I’m leaving the same comment here and in reply to daniel on my blog.
First, thank you for engaging in good faith and rewarding deep critique. Hopefully this dialogue will help people understand the disagreements over AI development and modelling better, so they can make their own judgements.
I think I’ll hold off on replying to most of the points there, and make my judgement after Eli does an in-depth writeup of the new model. However, I did see that there was more argumentation over the superexponential curve, so I’ll try out some more critiques here: not as confident about these, but hopefully it sparks discussion.
The impressive achievements in LLM capabilities since GPT-2 have been driven by many factors, such as drastically increased compute, drastically increased training data, algorithmic innovations such as chain-of-thought, increases in AI workforce, etc. The extent that each contributes is a matter of debate, which we can save for when you properly write up your new model.
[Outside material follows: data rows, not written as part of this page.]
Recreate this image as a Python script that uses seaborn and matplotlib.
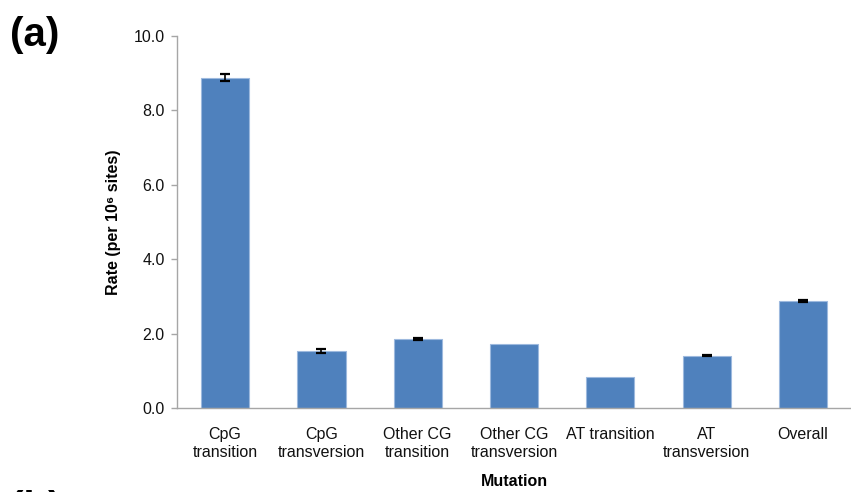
import matplotlib
matplotlib.use("Agg")
import matplotlib.pyplot as plt
import seaborn as sns
import pandas as pd

# Mutation rate categories and values (per 10^6 sites)
categories = ["CpG\ntransition", "CpG\ntransversion", "Other CG\ntransition",
              "Other CG\ntransversion", "AT transition", "AT\ntransversion", "Overall"]
rates = [8.88, 1.53, 1.86, 1.71, 0.83, 1.41, 2.88]
errors = [0.10, 0.05, 0.02, 0.0, 0.0, 0.02, 0.02]
yticks = [0.0, 2.0, 4.0, 6.0, 8.0, 10.0]

sns.set_theme(style="white")
plt.rcParams["font.family"] = ["Liberation Sans", "DejaVu Sans"]
plt.rcParams["text.color"] = "black"

df = pd.DataFrame({"Mutation": categories, "Rate": rates})

fig = plt.figure(figsize=(8.51, 4.92), dpi=100)
ax = fig.add_axes([0.208, 0.1707, 0.792, 0.7561])

bar_color = "#4F81BD"
sns.barplot(data=df, x="Mutation", y="Rate", color=bar_color, saturation=1,
            width=0.5, edgecolor="#9DB9DE", linewidth=0.8, errorbar=None, ax=ax)

# error bars only where there is a spread
for i, (v, e) in enumerate(zip(rates, errors)):
    if e > 0:
        ax.errorbar(i, v, yerr=e, fmt="none", ecolor="black", elinewidth=1.2,
                    capsize=3.5, capthick=1.6, zorder=5)

ax.set_xlim(-0.5, len(categories) - 0.5)
ax.set_ylim(0, 10)
ax.set_yticks(yticks)
ax.set_yticklabels([f"{t:.1f}" for t in yticks])

for side in ("top", "right"):
    ax.spines[side].set_visible(False)
for side in ("left", "bottom"):
    ax.spines[side].set_color("#A6A6A6")
    ax.spines[side].set_linewidth(1.0)

ax.tick_params(axis="y", which="major", left=True, length=4, width=1.0,
               color="#A6A6A6", pad=5, labelsize=11.5, labelcolor="#111111")
ax.tick_params(axis="x", length=0, pad=14, labelsize=11.5, labelcolor="#111111")

ax.set_xlabel("Mutation", fontsize=11.5, fontweight="bold", labelpad=10, color="black")
ax.set_ylabel("Rate (per 10\u2076 sites)", fontsize=11.5, fontweight="bold", labelpad=9,
              color="black")

fig.text(0.012, 0.928, "(a)", fontsize=29, fontweight="bold", va="center", ha="left",
         color="black")
fig.text(0.012, -0.035, "(b)", fontsize=29, fontweight="bold", va="center", ha="left",
         color="black")

fig.savefig("out.png", dpi=100)
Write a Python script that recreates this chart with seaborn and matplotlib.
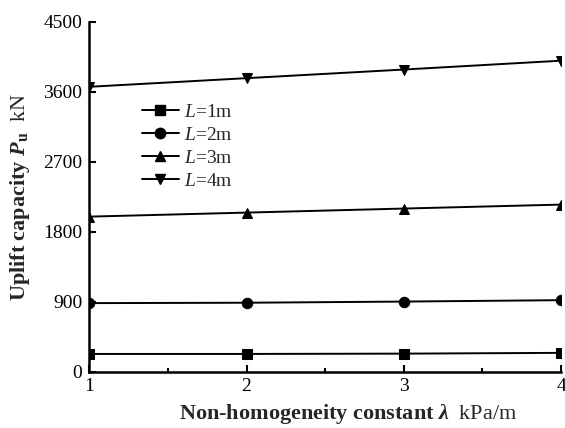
import matplotlib
matplotlib.use("Agg")
import matplotlib.pyplot as plt
import seaborn as sns
import pandas as pd
from matplotlib.ticker import MultipleLocator
from matplotlib.lines import Line2D

lam = [1, 2, 3, 4]
p_L1 = [226, 226, 230, 240]
p_L2 = [880, 885, 900, 918]
p_L3 = [1993, 2045, 2097, 2148]
p_L4 = [3664, 3775, 3886, 4000]
labels = ["L=1m", "L=2m", "L=3m", "L=4m"]
series = [p_L1, p_L2, p_L3, p_L4]

rows = []
for lab, vals in zip(labels, series):
    for x, v in zip(lam, vals):
        rows.append({"lam": x, "P": v, "L": lab})
df = pd.DataFrame(rows)

sns.set_theme(style="ticks")
plt.rcParams["font.family"] = ["Liberation Serif", "DejaVu Serif"]
plt.rcParams["mathtext.fontset"] = "custom"
plt.rcParams["mathtext.rm"] = "Liberation Serif"
plt.rcParams["mathtext.it"] = "Liberation Serif:italic"
plt.rcParams["mathtext.bf"] = "Liberation Serif:bold"
plt.rcParams["mathtext.bfit"] = "Liberation Serif:bold:italic"

fig = plt.figure(figsize=(5.65, 4.28), dpi=100)
ax = fig.add_axes([0.158, 0.132, 0.835, 0.817])

sns.lineplot(data=df, x="lam", y="P", style="L", markers=["s", "o", "^", "v"],
             dashes=False, color="black", linewidth=1.4, markersize=7.5,
             markeredgecolor="black", ax=ax, legend=False)

ax.set_xlim(1, 4)
ax.set_ylim(0, 4500)
ax.xaxis.set_major_locator(MultipleLocator(1))
ax.xaxis.set_minor_locator(MultipleLocator(0.5))
ax.yaxis.set_major_locator(MultipleLocator(900))
ax.tick_params(axis="both", which="both", direction="in", labelsize=14,
               width=1.5, colors="black")
ax.tick_params(axis="both", which="major", length=5, pad=5)
ax.tick_params(axis="x", which="minor", length=3)
sns.despine(ax=ax)
for s in ["left", "bottom"]:
    ax.spines[s].set_linewidth(1.8)
    ax.spines[s].set_color("black")

ax.set_xlabel(r"$\mathbf{Non\text{-}homogeneity\ constant}\ \mathbfit{\lambda}\ \ \mathrm{kPa/m}$",
              fontsize=16, labelpad=5, x=0.549)
ax.set_ylabel(r"$\mathbf{Uplift\ capacity}\ \mathbfit{P}_{\mathbf{u}}\ \ \mathrm{kN}$",
              fontsize=16, labelpad=8)

handles = [Line2D([], [], color="black", marker=m, markersize=7.5, linewidth=1.4)
           for m in ["s", "o", "^", "v"]]
leg_labels = [r"$\mathit{L}$=1m", r"$\mathit{L}$=2m", r"$\mathit{L}$=3m", r"$\mathit{L}$=4m"]
ax.legend(handles, leg_labels, loc="upper left", bbox_to_anchor=(0.095, 0.79),
          frameon=False, fontsize=14, handlelength=1.9, handletextpad=0.25,
          labelspacing=0.28, borderaxespad=0)

fig.savefig("out.png", dpi=100)
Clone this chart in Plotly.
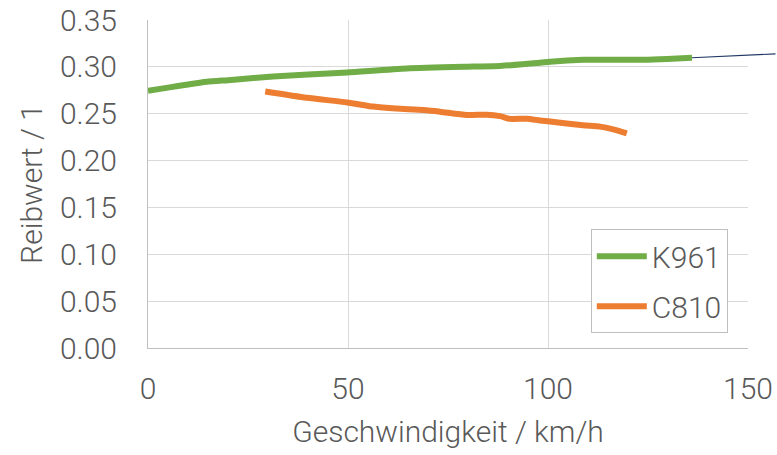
import plotly.graph_objects as go

# K961 (green) speed / friction
k961_speed = [0, 5, 10, 14.7, 20, 31.25, 40, 49.8, 64.7, 81.3, 88, 98, 100.5, 108.75, 115, 123.75, 129.75, 136]
k961_mu = [0.2744, 0.2778, 0.2812, 0.284, 0.2858, 0.2897, 0.2918, 0.294, 0.2983, 0.3003, 0.301, 0.3043, 0.3054, 0.3075, 0.3077, 0.3075, 0.3083, 0.3097]

# C810 (orange)
c810_speed = [29.3, 39.7, 49.8, 56.3, 62, 68.8, 73, 79.7, 84.7, 88, 90.5, 94.7, 98, 100.5, 108.75, 113, 116.3, 119.7]
c810_mu = [0.2737, 0.267, 0.262, 0.2576, 0.2555, 0.254, 0.2522, 0.2487, 0.249, 0.2474, 0.2445, 0.2447, 0.2428, 0.2416, 0.2376, 0.2362, 0.2333, 0.229]

x_ticks = [0, 50, 100, 150]
y_ticks = [0.0, 0.05, 0.10, 0.15, 0.20, 0.25, 0.30, 0.35]

font_family = "Roboto"
grey = "#595959"
fs = 30

fig = go.Figure()
fig.add_trace(go.Scatter(x=k961_speed, y=k961_mu, mode="lines", name="K961",
                         line=dict(color="#70AD47", width=6, shape="spline", smoothing=0.6),
                         legendgroup="a"))
fig.add_trace(go.Scatter(x=c810_speed, y=c810_mu, mode="lines", name="C810",
                         line=dict(color="#ED7D31", width=6, shape="spline", smoothing=0.6),
                         legendgroup="b"))

# leader line leaving the end of the K961 curve
fig.add_annotation(x=k961_speed[-1], y=k961_mu[-1], xref="x", yref="y",
                   text="", showarrow=True, arrowhead=0, arrowwidth=1.2,
                   arrowcolor="#203864", ax=130, ay=-4, standoff=0, startstandoff=0)

fig.update_layout(
    template="none",
    width=777, height=455,
    margin=dict(l=148, r=29, t=20, b=107, autoexpand=False),
    paper_bgcolor="white", plot_bgcolor="white",
    font=dict(family=font_family, size=fs, color=grey, weight=300),
    showlegend=True,
    legend=dict(x=0.738, y=0.362, xanchor="left", yanchor="top",
                bordercolor="#bfbfbf", borderwidth=1, bgcolor="white",
                font=dict(family=font_family, size=fs, color=grey, weight=300),
                traceorder="grouped", tracegroupgap=8, itemwidth=50),
    xaxis=dict(range=[0, 150], tickvals=x_ticks, ticktext=[str(v) for v in x_ticks],
               showgrid=True, gridcolor="#d9d9d9", gridwidth=1, automargin=False,
               showline=True, linecolor="#bfbfbf", linewidth=1, mirror=False,
               zeroline=False, ticks="", ticklabelstandoff=14, ticklabeloverflow="allow",
               title=dict(text="Geschwindigkeit / km/h", standoff=15,
                          font=dict(family=font_family, size=fs, color=grey, weight=300))),
    yaxis=dict(range=[0, 0.35], tickvals=y_ticks, ticktext=[f"{v:.2f}" for v in y_ticks],
               showgrid=True, gridcolor="#d9d9d9", gridwidth=1, automargin=False,
               showline=True, linecolor="#bfbfbf", linewidth=1,
               zeroline=False, ticks="", ticklabelstandoff=24, ticklabeloverflow="allow",
               title=dict(text="Reibwert / 1", standoff=8,
                          font=dict(family=font_family, size=fs, color=grey, weight=300))),
)

fig.write_html("out.html", config={"displayModeBar": False},
               post_script="document.body.style.margin='0';document.body.style.overflow='hidden';")
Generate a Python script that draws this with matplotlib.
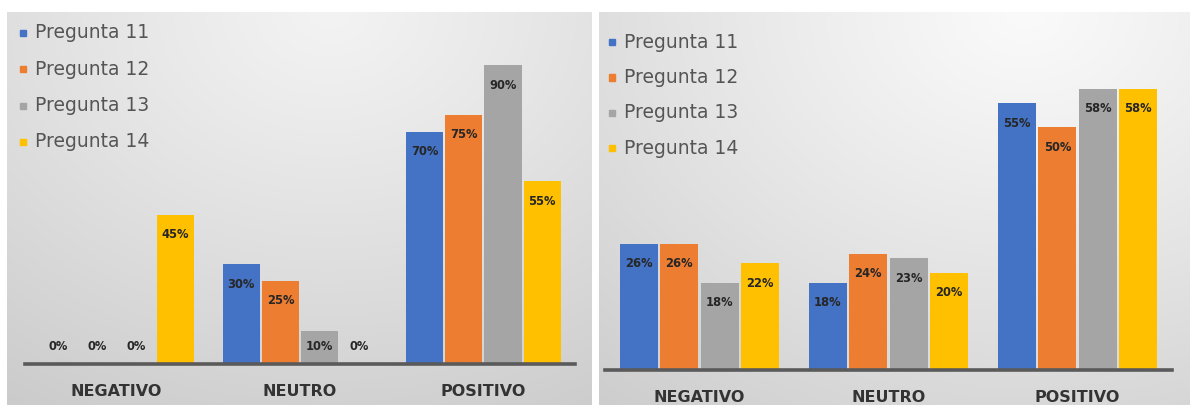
import numpy as np
import matplotlib.pyplot as plt
from matplotlib.patches import Rectangle
from matplotlib.transforms import blended_transform_factory

# Categorías y series
categorias = ["NEGATIVO", "NEUTRO", "POSITIVO"]
preguntas = ["Pregunta 11", "Pregunta 12", "Pregunta 13", "Pregunta 14"]
colores = ["#4472C4", "#ED7D31", "#A5A5A5", "#FFC000"]

# Gráfico izquierdo (% por categoría)
izq_p11 = [0, 30, 70]
izq_p12 = [0, 25, 75]
izq_p13 = [0, 10, 90]
izq_p14 = [45, 0, 55]

# Gráfico derecho (% por categoría)
der_p11 = [26, 18, 55]
der_p12 = [26, 24, 50]
der_p13 = [18, 23, 58]
der_p14 = [22, 20, 58]

W, H = 1190, 405
fig = plt.figure(figsize=(W / 100, H / 100), dpi=100)
fig.patch.set_facecolor("white")


def caja(x0, y0, x1, y1):
    """Rectángulo en píxeles (origen arriba a la izquierda) -> fracción de figura."""
    return [x0 / W, 1 - y1 / H, (x1 - x0) / W, (y1 - y0) / H]


def fondo(rect, cx, claro, oscuro):
    bg = fig.add_axes(caja(*rect), zorder=0)
    w = int(rect[2] - rect[0])
    h = int(rect[3] - rect[1])
    xx, yy = np.meshgrid(np.arange(w), np.arange(h))
    d = np.sqrt((xx - cx * w) ** 2 + (yy * 1.3) ** 2)
    d = np.clip(d / d.max(), 0, 1)
    g = claro - (claro - oscuro) * d ** 1.1
    img = np.dstack([g, g, g]) / 255.0
    bg.imshow(img, aspect="auto", interpolation="bilinear")
    bg.set_axis_off()


fondo((7, 12, 592, 405), 0.55, 243, 203)
fondo((599, 12, 1190, 405), 0.72, 250, 205)


def panel(rect_px, series, ymax, leyenda_xy):
    ax = fig.add_axes(caja(*rect_px), zorder=2)
    ax.patch.set_alpha(0)
    ax.set_xlim(-0.5, 2.5)
    ax.set_ylim(0, ymax)
    ax.set_axis_off()

    alto_px = rect_px[3] - rect_px[1]
    ppu = alto_px / ymax
    x = np.arange(len(categorias))
    paso, ancho = 0.214, 0.203
    for i, (vals, col) in enumerate(zip(series, colores)):
        xs = x + (i - 1.5) * paso
        ax.bar(xs, vals, width=ancho, color=col, zorder=2)
        for xi, v in zip(xs, vals):
            yl = max(v - 20 / ppu, 17 / ppu)
            ax.text(xi, yl, f"{v}%", ha="center", va="center",
                    fontsize=8.3, fontweight="bold", color="#262626", zorder=4)

    ax.axhline(0, color="#5a5a5a", lw=2.6, zorder=3, clip_on=False)

    tr = blended_transform_factory(ax.transData, fig.transFigure)
    for xi, cat in zip(x, categorias):
        ax.text(xi, 1 - (rect_px[3] + 28) / H, cat, transform=tr,
                ha="center", va="center", fontsize=11.5, fontweight="bold",
                color="#333333")

    lx, ly, dy = leyenda_xy
    for k, (nom, col) in enumerate(zip(preguntas, colores)):
        yk = ly + k * dy
        fig.patches.append(Rectangle(((lx - 3) / W, 1 - (yk + 3) / H), 6 / W, 6 / H,
                                     transform=fig.transFigure, color=col,
                                     zorder=5))
        fig.text((lx + 12) / W, 1 - yk / H, nom, ha="left", va="center",
                 fontsize=13.5, color="#555555", zorder=5)
    return ax


panel((25, 32, 575, 364), [izq_p11, izq_p12, izq_p13, izq_p14], 100, (23, 33, 36.3))
panel((605, 79, 1172, 370), [der_p11, der_p12, der_p13, der_p14], 60, (612, 42, 35.5))

fig.savefig("out.png", dpi=100)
Now, let’s look for a second at what happens when the curve goes extreme: using median parameters and starting the superexponentional today, the time horizon of AI would improve from one-thousand work-years to ten-thousand work-years In around five weeks. So you release a model, and it scores 80% on 1000 work year tasks, but only like 40% on 10,000 work year tasks (the current ratio of 50% to 80% time horizons is like 4:1 or so). Then five weeks later you release a new model, and now the reliability on the much harder tasks has doubled to 80%.
Why? What causes the reliability to shoot up in five weeks? The change in the amount of available compute, reference data, or labor force will not be significant in that time, and algorithmic breakthroughs do not come with regularity. It can’t be due to any algorithmic speedups from AI development because that’s in a different part of the model: we’re talking about three weeks of normal AI development, like it’s being done by openAI as it currently stands.. If the AI is only 30x faster than humans, then the time required for the AI to do the thousand year task is 33 years! So where does this come from? Will we have developed the perfect algorithm, such that AI no longer needs retraining?
I think a mistake could be made in trying to transfer intuition about humans to AI here: perhaps the intuition is “hey, a human who is good enough to do a 1 year task well can probably be trusted to do a 10 year task”.
However, if a human is trying to reliably do a “100 year” task (a task that would take a team of a hundred about a year to do), this might involve spending several years getting an extra degree in the subject, read a ton of literature, improving their productivity, get mentored by an expert in the subject, etc. While they work on it, they learn new stuff and their actual neurons get rewired.
But the AI equivalent to this would be getting new algorithms, new data, new computing power, new training. ie, becoming an entirely new model, which would take significantly more than a few weeks to be built. I think there may be some double counting going on between this superexp and the superexp from algo speedups.